Maybe it’s a good thing; maybe I need this rest. But there’s so much that I should be getting done! At this rate, I will be staying up until 3am on Sunday night (Monday morning, I guess), struggling to finish my work for the next school day.

It seems as if the only way to get my body to work is if I have harsh deadlines or a frantic schedule. When faced with a huge predicament, I switch to “super-productive” mode. But the moment I feel like I have things under control, I begin to procrastinate and get distracted, and ultimately end up not getting much done. There’s a little voice at the back of my head constantly nagging at me to get stuff done. I want to be productive, but I am literally physically unable to get any work done unless it’s crunch-time. It’s really frustrating!

Well, anyways, all of this got me thinking. How would one combat this? I began to look back on previous experiences to help me formulate a battle plan and share it here.

The strategy? Hole-digging.

To be more productive, I like to dig huge holes for myself to climb out of. The idea is to force myself into a sticky situation and as a result coerce myself into being productive.

For example, last March, I decided to sign up for both AP Physics C tests (Mechanics and E&M) even though I had not begun learning either of them. With only knowledge of Physics I material, I had two months to learn some basic calculus as well as all the new physics material. It was quite the predicament: either go crazy for the next two months in hopes for survival or give up and crumble in the dust with horrible AP test scores.

The result?
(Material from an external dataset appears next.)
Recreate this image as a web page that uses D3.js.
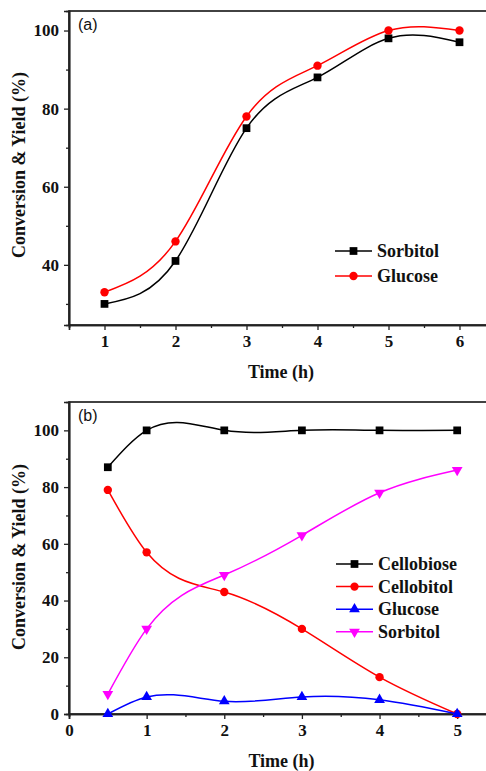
<!DOCTYPE html>
<html><head><meta charset="utf-8">
<script src="https://cdn.jsdelivr.net/npm/d3@7"></script>
<style>body{margin:0;background:#fff}svg{display:block}</style>
</head><body>
<script>
// Panel (a)
const timeA = [1, 2, 3, 4, 5, 6];
const sorbitolA = [30, 41, 75, 88, 98, 97];
const glucoseA = [33, 46, 78, 91, 100, 100];
const ticksXA = [1, 2, 3, 4, 5, 6];
const ticksYA = [40, 60, 80, 100];
// Panel (b)
const timeB = [0.5, 1, 2, 3, 4, 5];
const cellobioseB = [87, 100, 100, 100, 100, 100];
const cellobitolB = [79, 57, 43, 30, 13, 0];
const glucoseB = [0, 6, 4.5, 6, 5, 0];
const sorbitolB = [7, 30, 49, 63, 78, 86];
const ticksXB = [0, 1, 2, 3, 4, 5];
const ticksYB = [0, 20, 40, 60, 80, 100];

const W = 486, H = 771;
const svg = d3.select("body").append("svg").attr("width", W).attr("height", H);
const serif = "'Liberation Serif','Times New Roman',serif";

// Custom d3 curve: natural cubic spline y(x) (x-parameterised), emitted as Béziers.
function SplineX(context) { this._context = context; }
SplineX.prototype = {
  areaStart() { this._line = 0; }, areaEnd() { this._line = NaN; },
  lineStart() { this._x = []; this._y = []; },
  point(x, y) { this._x.push(+x); this._y.push(+y); },
  lineEnd() {
    const X = this._x, Y = this._y, n = X.length, c = this._context;
    if (!n) return;
    c.moveTo(X[0], Y[0]);
    if (n === 2) { c.lineTo(X[1], Y[1]); return; }
    const h = [], M = new Array(n).fill(0);
    for (let i = 0; i < n - 1; i++) h.push(X[i + 1] - X[i]);
    // tridiagonal for interior second derivatives
    const a = [], b = [], cc = [], d = [];
    for (let i = 1; i < n - 1; i++) {
      a.push(h[i - 1]); b.push(2 * (h[i - 1] + h[i])); cc.push(h[i]);
      d.push(6 * ((Y[i + 1] - Y[i]) / h[i] - (Y[i] - Y[i - 1]) / h[i - 1]));
    }
    const m = b.length;
    for (let i = 1; i < m; i++) {
      const w = a[i] / b[i - 1];
      b[i] -= w * cc[i - 1]; d[i] -= w * d[i - 1];
    }
    const sol = new Array(m);
    sol[m - 1] = d[m - 1] / b[m - 1];
    for (let i = m - 2; i >= 0; i--) sol[i] = (d[i] - cc[i] * sol[i + 1]) / b[i];
    for (let i = 0; i < m; i++) M[i + 1] = sol[i];
    const slope = [];
    for (let i = 0; i < n - 1; i++)
      slope.push((Y[i + 1] - Y[i]) / h[i] - h[i] * (2 * M[i] + M[i + 1]) / 6);
    slope.push((Y[n - 1] - Y[n - 2]) / h[n - 2] + h[n - 2] * (M[n - 2] + 2 * M[n - 1]) / 6);
    for (let i = 0; i < n - 1; i++) {
      const t = h[i] / 3;
      c.bezierCurveTo(X[i] + t, Y[i] + slope[i] * t, X[i + 1] - t, Y[i + 1] - slope[i + 1] * t, X[i + 1], Y[i + 1]);
    }
  }
};
const curveSplineX = ctx => new SplineX(ctx);

function symbolFor(kind) {
  if (kind === "square") return d3.symbol().type(d3.symbolSquare).size(60)();
  if (kind === "circle") return d3.symbol().type(d3.symbolCircle).size(55)();
  return d3.symbol().type(d3.symbolTriangle).size(50)();
}

function panel(cfg) {
  const x = d3.scaleLinear().domain(cfg.xd).range([cfg.left, cfg.right]);
  const y = d3.scaleLinear().domain(cfg.yd).range([cfg.bottom, cfg.top]);
  const g = svg.append("g");
  g.append("rect").attr("x", cfg.left).attr("y", cfg.top)
    .attr("width", cfg.right - cfg.left).attr("height", cfg.bottom - cfg.top)
    .attr("fill", "none").attr("stroke", "#222").attr("stroke-width", 1.7);
  const xa = g.append("g").attr("transform", `translate(0,${cfg.bottom})`)
    .call(d3.axisBottom(x).tickValues(cfg.xt).tickSize(5).tickPadding(5).tickFormat(d3.format("d")));
  const xm = g.append("g").attr("transform", `translate(0,${cfg.bottom})`)
    .call(d3.axisBottom(x).tickValues(cfg.xminor).tickSize(3).tickFormat(""));
  const ya = g.append("g").attr("transform", `translate(${cfg.left},0)`)
    .call(d3.axisLeft(y).tickValues(cfg.yt).tickSize(5).tickPadding(5).tickFormat(d3.format("d")));
  const ym = g.append("g").attr("transform", `translate(${cfg.left},0)`)
    .call(d3.axisLeft(y).tickValues(cfg.yminor).tickSize(3).tickFormat(""));
  [xa, xm, ya, ym].forEach(a => {
    a.select(".domain").attr("stroke", "#222").attr("stroke-width", 1.7);
    a.selectAll(".tick line").attr("stroke", "#222").attr("stroke-width", 1.3);
    a.selectAll("text").attr("font-family", serif).attr("font-weight", "bold")
      .attr("font-size", 17).attr("fill", "#111");
  });
  g.append("text").attr("x", (cfg.left + cfg.right) / 2 - 1).attr("y", cfg.xlabelY)
    .attr("text-anchor", "middle").attr("font-family", serif).attr("font-weight", "bold")
    .attr("font-size", 18).attr("fill", "#111").text("Time (h)");
  g.append("text").attr("transform", `translate(${cfg.ylabelX},${cfg.ylabelY}) rotate(-90)`)
    .attr("text-anchor", "middle").attr("font-family", serif).attr("font-weight", "bold")
    .attr("font-size", 18).attr("fill", "#111").text("Conversion & Yield (%)");
  g.append("text").attr("x", cfg.left + 9).attr("y", cfg.top + 19)
    .attr("font-family", "'Liberation Sans',Arial,sans-serif").attr("font-size", 16)
    .attr("fill", "#111").text(cfg.tag);
  const line = d3.line().x(d => x(d[0])).y(d => y(d[1])).curve(curveSplineX);
  cfg.series.forEach((s, i) => {
    const pts = cfg.xs.map((t, j) => [t, s.values[j]]);
    g.append("path").attr("d", line(pts)).attr("fill", "none")
      .attr("stroke", s.color).attr("stroke-width", 1.5);
    g.selectAll(null).data(pts).enter().append("path")
      .attr("d", symbolFor(s.marker))
      .attr("transform", d => `translate(${x(d[0])},${y(d[1])})${s.marker === "tridown" ? " rotate(180)" : ""}`)
      .attr("fill", s.color);
    const ly = cfg.legY + i * cfg.legStep;
    g.append("line").attr("x1", cfg.legX).attr("x2", cfg.legX + 37)
      .attr("y1", ly).attr("y2", ly).attr("stroke", s.color).attr("stroke-width", 1.5);
    g.append("path").attr("d", symbolFor(s.marker))
      .attr("transform", `translate(${cfg.legX + 18.5},${ly})${s.marker === "tridown" ? " rotate(180)" : ""}`)
      .attr("fill", s.color);
    g.append("text").attr("x", cfg.legX + 42).attr("y", ly + 6)
      .attr("font-family", serif).attr("font-weight", "bold").attr("font-size", 18)
      .attr("fill", "#111").text(s.name);
  });
}

panel({
  xd: [0.5, 6.5], yd: [24.6, 105], left: 69, right: 495, top: 11, bottom: 325,
  xt: ticksXA, xminor: d3.range(1.5, 6.5, 1), yt: ticksYA, yminor: [30, 50, 70, 90],
  xs: timeA, tag: "(a)", xlabelY: 378, ylabelX: 25, ylabelY: 165,
  legX: 335, legY: 251, legStep: 25,
  series: [
    { name: "Sorbitol", values: sorbitolA, color: "#000000", marker: "square" },
    { name: "Glucose", values: glucoseA, color: "#ff0000", marker: "circle" }
  ]
});

panel({
  xd: [0, 5.5], yd: [0, 110], left: 69, right: 496, top: 402, bottom: 714,
  xt: ticksXB, xminor: d3.range(0.5, 5.5, 1), yt: ticksYB, yminor: [10, 30, 50, 70, 90],
  xs: timeB, tag: "(b)", xlabelY: 767, ylabelX: 25, ylabelY: 557,
  legX: 336, legY: 564, legStep: 22.6,
  series: [
    { name: "Cellobiose", values: cellobioseB, color: "#000000", marker: "square" },
    { name: "Cellobitol", values: cellobitolB, color: "#ff0000", marker: "circle" },
    { name: "Glucose", values: glucoseB, color: "#0000ff", marker: "tri" },
    { name: "Sorbitol", values: sorbitolB, color: "#ff00ff", marker: "tridown" }
  ]
});
</script>
</body></html>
I rose to unprecedented levels of productivity. The time leading up to the AP tests were full of scheduling and writing plans to figure out how I would be able to cram two Barron’s books’ worth of materials into my brain by May. I spent two hours a day just doing physics, which meant that I finished my other work faster. And in the end, I did well on the tests! Looking back, signing up for those AP tests was a great decision that led to probably the two most productive months of my life.

Through this hole-digging strategy, I believe I have made myself a stronger person. In a way, it helped me tap a little further into my full potential. If I had listened to the rational half of my brain in March, there was no way I would’ve signed up for both AP Physics C tests… it seems like an impossible task! But my hole-digging mentality came in clutch and I signed up anyways; and look at the results!

I know everyone say to not “tire yourself out too much” or to “take it easy” sometimes. And I respect that. But at the same time, I feel that this mentality can be hindering. It can prevent you from pushing yourself to the limit and reaching your full potential. Sometimes, you need impulsive hole-digging moments to put yourself into a predicament. Once you realize you can’t turn back, trust me: you will do things that will transcend your greatest expectations and surprise yourself greatly!

It hurts to dig a deep hole, and the journey it takes to climb out of it is no joke. But surely, the deeper you dig, the more treasure you will find.